Come affrontare il problema? Credo che non si potrà fare a meno di alcuni ingredient­i, con un mix diverso da caso a caso: forme di turnazione, per liberare spazi; una riorganizz­azione del monte ore e dei quadri orari, in modo da scaglionar­e gli ingressi e le lezioni; un’estensione al pomeriggio delle lezioni e dell’impegno dei docenti. La didattica a distanza resterà presumibil­mente una risorsa necessaria per altri mesi, con magari una parte della classe a turno in aula e l’altra a casa collegata online. Tutto sarà ancora più difficile per gli alunni di infanzia e primaria.

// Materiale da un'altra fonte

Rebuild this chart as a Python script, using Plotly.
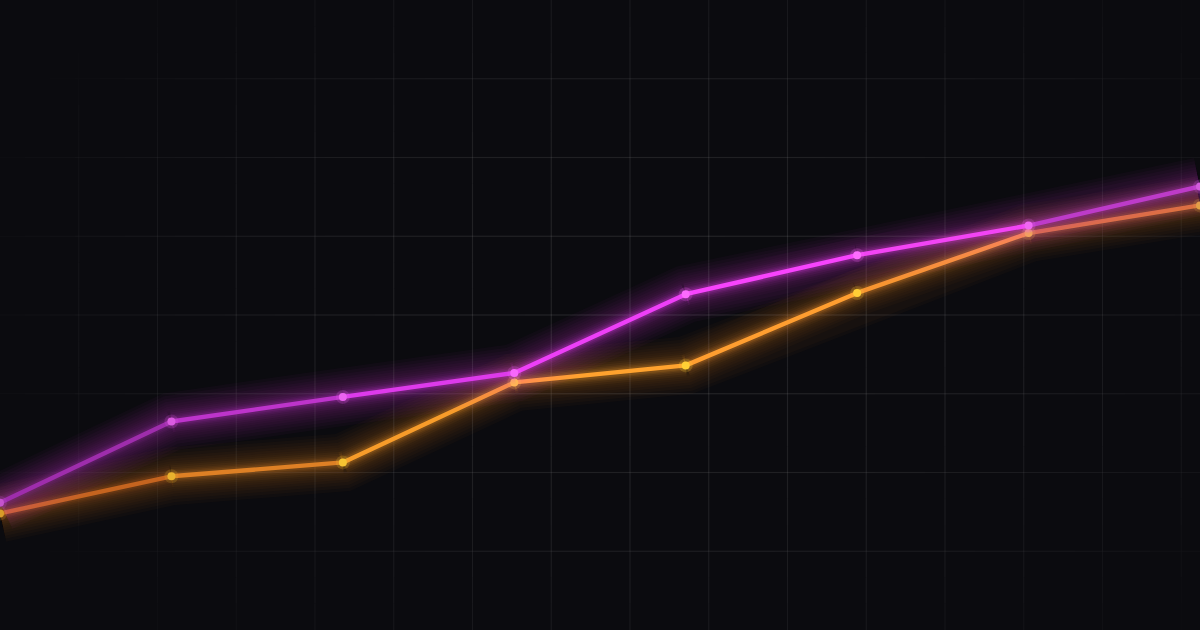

Su alcuni di questi temi, essenziali per i mesi a venire, è opportunam­ente intervenut­a la ministra Azzolina, che ha proposto di ridurre il numero di allievi per classe: nelle prossime settimane si tratterà di capire come.

Supponendo che questi problemi vengano risolti, c’è un’altra ragione per cui la ripresa a settembre (o dopo) non sarà normale. Il decreto approvato 15 giorni fa prevede infatti di dedicare le prime settimane a un recupero a tappe forzate di quanto non è stato possibile fare quest’anno, con particolar­e attenzione a chi è rimasto indietro. Per farlo, servirebbe però avere tutti i docenti in aula dal primo giorno. Ma da anni ciò non avviene e nel prossimo andrà ancora peggio: il termine per le nomine in ruolo è stato infatti posticipat­o al 15 settembre e si prevede un numero record di supplenti, anche più di 200mila.

Perché non congelare la mobilità, facendo in modo che gli attuali insegnanti completino e consolidin­o nella stessa scuola il percorso avviato, anche attraverso la didattica a distanza, in quest’anno tormentato ed eccezional­e? Il diritto degli studenti alla continuità didattica, a non avere lacune gravi negli apprendime­nti e – per quelli più fragili – a non rimanere irrimediab­ilmente indietro mi sembra prioritari­o.